The sin-system is so pervasive that there are a million different ways to oppose it and we all get to resist on several fronts at once. There is the pain and difficulty we experience within ourselves as we grapple with the residue of traumatic and painful experiences – yes we all have them – and seek healing so that we can be serene in the face of adversity. There is the temptation in our personal relationships to be critical, to complain and make jokes at other people’s expense. This is a huge temptation in faith community where we are constantly living with each other’s beauty and grace AND each other’s failings. Adjusting our expectations and behaviors to accommodate the broken places in each other without being critical but rather unconditionally loving and at the same time maintain healthy community – that is standing up to the sin-system.

And then there is the temptation to believe that we are powerless and so to do nothing in the face of oppression and exploitation in our society. It has been said that “All that is necessary for evil to triumph is for good men to do nothing” Needless to say I would expand that to include good women. We are called to take up our cross and oppose evil in all its insidious and subtle forms in ourselves, in the church and in society.

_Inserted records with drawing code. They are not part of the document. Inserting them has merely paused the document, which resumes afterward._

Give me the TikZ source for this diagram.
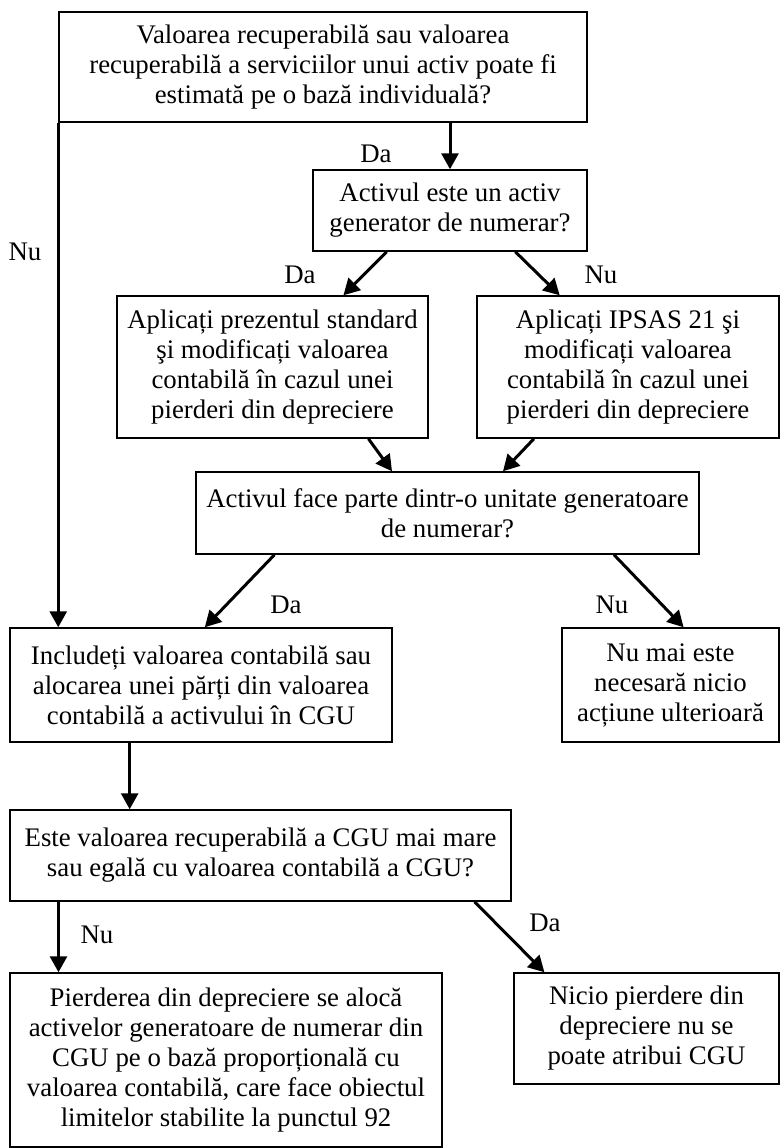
\documentclass[tikz,border=0pt]{standalone}
\usepackage{fontspec}
\setmainfont{Liberation Serif}
\usepackage{tikz}
\usetikzlibrary{calc,arrows.meta}
\newcommand{\lw}{0.75pt}

\tikzset{
  box/.style={draw=black,line width=\lw,align=center,inner sep=0pt,
    font=\fontsize{13.4}{15}\selectfont},
  lbl/.style={inner sep=0pt,font=\fontsize{13.4}{15}\selectfont},
  arr/.style={line width=1.5pt,-{Triangle[length=8pt,width=8.5pt]}}
}

\begin{document}
\begin{tikzpicture}[x=0.5pt,y=-0.5pt]
                    \useasboundingbox (0,0) rectangle (780,1148);
                    \node[box,minimum width=264pt,minimum height=55pt] (q1) at (323,67)
                      {Valoarea recuperabilă sau valoarea\\recuperabilă a serviciilor unui activ poate fi\\estimată pe o bază individuală?};
                    \node[box,minimum width=137pt,minimum height=40.5pt] (q2) at (450,210.5)
                      {Activul este un activ\\generator de numerar?};
                    \node[box,minimum width=155.5pt,minimum height=71pt] (std) at (272.5,367)
                      {Aplicați prezentul standard\\şi modificați valoarea\\contabilă în cazul unei\\pierderi din depreciere};
                    \node[box,minimum width=151pt,minimum height=71pt] (ipsas) at (628,367)
                      {Aplicați IPSAS 21 şi\\modificați valoarea\\contabilă în cazul unei\\pierderi din depreciere};
                    \node[box,minimum width=251.5pt,minimum height=41pt] (q3) at (447.5,513)
                      {Activul face parte dintr-o unitate generatoare\\de numerar?};
                    \node[box,minimum width=191pt,minimum height=57pt] (incl) at (201,685)
                      {Includeți valoarea contabilă sau\\alocarea unei părți din valoarea\\contabilă a activului în CGU};
                    \node[box,minimum width=108.5pt,minimum height=57pt] (none) at (670.5,685)
                      {Nu mai este\\necesară nicio\\acțiune ulterioară};
                    \node[box,minimum width=250.5pt,minimum height=45.5pt] (q4) at (260.5,855.5)
                      {Este valoarea recuperabilă a CGU mai mare\\sau egală cu valoarea contabilă a CGU?};
                    \node[box,minimum width=216pt,minimum height=87pt] (alloc) at (226,1060)
                      {Pierderea din depreciere se alocă\\activelor generatoare de numerar din\\CGU pe o bază proporțională cu\\valoarea contabilă, care face obiectul\\limitelor stabilite la punctul 92};
                    \node[box,minimum width=132.5pt,minimum height=55.5pt] (nodiff) at (646.5,1028.5)
                      {Nicio pierdere din\\depreciere nu se\\poate atribui CGU};
                    % capete de sageti pe laturi
                    \coordinate (q2a) at ($(q2.south west)!0.27!(q2.south east)$);
                    \coordinate (q2b) at ($(q2.south west)!0.737!(q2.south east)$);
                    \coordinate (stda) at ($(std.north west)!0.727!(std.north east)$);
                    \coordinate (stdb) at ($(std.south west)!0.807!(std.south east)$);
                    \coordinate (ipsasa) at ($(ipsas.north west)!0.275!(ipsas.north east)$);
                    \coordinate (ipsasb) at ($(ipsas.south west)!0.19!(ipsas.south east)$);
                    \coordinate (q3a) at ($(q3.north west)!0.39!(q3.north east)$);
                    \coordinate (q3b) at ($(q3.north west)!0.61!(q3.north east)$);
                    \coordinate (q3c) at ($(q3.south west)!0.157!(q3.south east)$);
                    \coordinate (q3d) at ($(q3.south west)!0.83!(q3.south east)$);
                    \coordinate (incla) at ($(incl.north west)!0.51!(incl.north east)$);
                    \coordinate (inclb) at ($(incl.south west)!0.314!(incl.south east)$);
                    \coordinate (nonea) at ($(none.north west)!0.56!(none.north east)$);
                    \coordinate (q4a) at ($(q4.south west)!0.098!(q4.south east)$);
                    \coordinate (q4b) at ($(q4.south west)!0.926!(q4.south east)$);
                    \coordinate (nodiffa) at ($(nodiff.north west)!0.117!(nodiff.north east)$);
                    \draw[arr] (q1.south -| q2.north) -- (q2.north);
                    \draw[arr] (q1.south west) -- (q1.south west |- incl.north);
                    \draw[arr] (q2a) -- (stda);
                    \draw[arr] (q2b) -- (ipsasa);
                    \draw[arr] (stdb) -- (q3a);
                    \draw[arr] (ipsasb) -- (q3b);
                    \draw[arr] (q3c) -- (incla);
                    \draw[arr] (q3d) -- (nonea);
                    \draw[arr] (inclb) -- (inclb |- q4.north);
                    \draw[arr] (q4a) -- (q4a |- alloc.north);
                    \draw[arr] (q4b) -- (nodiffa);
                    % etichete
                    \node[lbl] (da1) at (376,154) {Da};
                    \node[lbl] (nu1) at (25,252) {Nu};
                    \node[lbl] (da2) at (300,275) {Da};
                    \node[lbl] (nu2) at (601,275) {Nu};
                    \node[lbl] (da3) at (286,605) {Da};
                    \node[lbl] (nu3) at (612,605) {Nu};
                    \node[lbl] (nu4) at (97,935) {Nu};
                    \node[lbl] (da4) at (545,923) {Da};
                    \end{tikzpicture}
\end{document}
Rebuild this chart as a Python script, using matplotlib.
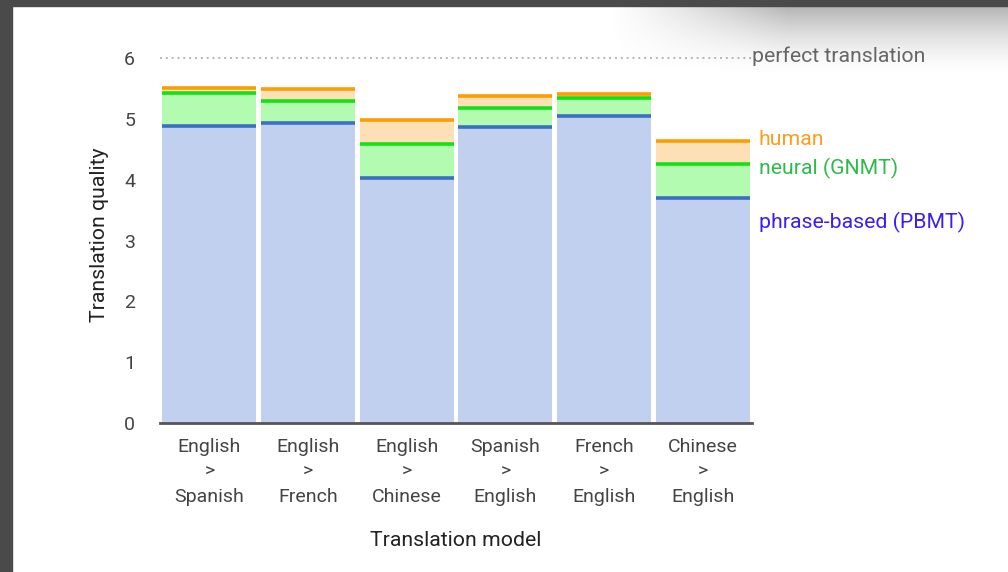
import matplotlib.pyplot as plt
import numpy as np
from matplotlib.patches import Rectangle

# ── Data ───────────────────────────────────────────────────────────────────
models = ["English\n>\nSpanish", "English\n>\nFrench", "English\n>\nChinese",
          "Spanish\n>\nEnglish", "French\n>\nEnglish", "Chinese\n>\nEnglish"]
pbmt  = [4.885, 4.932, 4.035, 4.872, 5.046, 3.694]
gnmt  = [5.428, 5.295, 4.594, 5.187, 5.343, 4.263]
human = [5.504, 5.496, 4.987, 5.372, 5.404, 4.636]
perfect = 6

# ── Aesthetics ─────────────────────────────────────────────────────────────
FILL = {"pbmt": "#c2d0ef", "gnmt": "#b2fbb0", "human": "#fde0b6"}
LINE = {"pbmt": "#3a6fc2", "gnmt": "#14e014", "human": "#ff9c00"}
TEXT = {"pbmt": "#3a1ff0", "gnmt": "#2fba4c", "human": "#ff9c1c"}

plt.rcParams["font.family"] = ["Roboto", "DejaVu Sans"]

fig = plt.figure(figsize=(10.08, 5.72), dpi=100)
fig.patch.set_facecolor("white")

# window frame + soft shadow in the top right corner
gy = np.linspace(0, 1, 70).reshape(-1, 1)
gx = np.linspace(0, 1, 400).reshape(1, -1)
alpha = (1 - gy) ** 1.6 * np.clip(gx / 0.45, 0, 1) ** 1.2 * 0.55
rgba = np.zeros((70, 400, 4))
rgba[..., :3] = 0.45
rgba[..., 3] = alpha
sh = fig.add_axes([608 / 1008, 1 - 76 / 572, 400 / 1008, 70 / 572])
sh.imshow(rgba, aspect="auto", interpolation="bilinear")
sh.axis("off")
fig.patches.append(Rectangle((0, 1 - 6 / 572), 1, 6 / 572, transform=fig.transFigure,
                             color="#4a4a4a", zorder=5))
fig.patches.append(Rectangle((0, 0), 12 / 1008, 1, transform=fig.transFigure,
                             color="#4a4a4a", zorder=5))

ax = fig.add_axes([160 / 1008, 1 - 423 / 572, 592 / 1008, 377 / 572])
x = np.arange(len(models))
w = 0.95

ax.bar(x, pbmt, width=w, color=FILL["pbmt"], zorder=2)
ax.bar(x, np.subtract(gnmt, pbmt), bottom=pbmt, width=w, color=FILL["gnmt"], zorder=2)
ax.bar(x, np.subtract(human, gnmt), bottom=gnmt, width=w, color=FILL["human"], zorder=2)
for key, vals in [("pbmt", pbmt), ("gnmt", gnmt), ("human", human)]:
    ax.hlines(vals, x - w / 2, x + w / 2, colors=LINE[key], linewidth=2.6, zorder=3)

ax.axhline(perfect, color="#b5b5b5", linestyle=(0, (1, 2)), linewidth=1.4, zorder=1)
ax.text(5.5, perfect + 0.03, "perfect translation", color="#666666", fontsize=15.3,
        ha="left", va="center", clip_on=False)

ax.text(5.57, 4.67, "human", color=TEXT["human"], fontsize=15.3, va="center")
ax.text(5.57, 4.19, "neural (GNMT)", color=TEXT["gnmt"], fontsize=15.3, va="center")
ax.text(5.57, 3.30, "phrase-based (PBMT)", color=TEXT["pbmt"], fontsize=15.3, va="center")

ax.set_xlim(-0.5, 5.5)
ax.set_ylim(0, 6.2)
ax.set_yticks(range(0, 7))
ax.set_xticks(x)
ax.set_xticklabels(models, linespacing=1.5)
ax.tick_params(axis="both", length=0, labelsize=14, labelcolor="#444444")
ax.tick_params(axis="y", pad=18)
ax.tick_params(axis="x", pad=11)
for s in ["top", "right", "left"]:
    ax.spines[s].set_visible(False)
ax.spines["bottom"].set_color("#555555")
ax.spines["bottom"].set_linewidth(2)
ax.spines["bottom"].set_zorder(4)
ax.set_facecolor("none")

ax.set_xlabel("Translation model", fontsize=15.3, color="#222222", labelpad=18)
ax.set_ylabel("Translation quality", fontsize=15.3, color="#222222", labelpad=11)

fig.savefig("out.png", dpi=100)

The good news is that Jesus rose again! In doing so he completely and ultimately broke the hold of the sin-system, so we are not fighting a losing battle. God has provided a peace offering so that we may be reconciled with God and enroll in his kingdom. We can choose to be on the winning side.

Jesus was given for our trespasses - to break the hold of the sin-system – and he was a peace-offering given by God so that we might become righteous – at-one with Her. In our eucharist we are invited once again to participate in that meal of coming-together-oneness with the divine. It is God who invites us into her presence to become participants in the kingdom , members of the Body of Christ, daughters and sons of the most high God!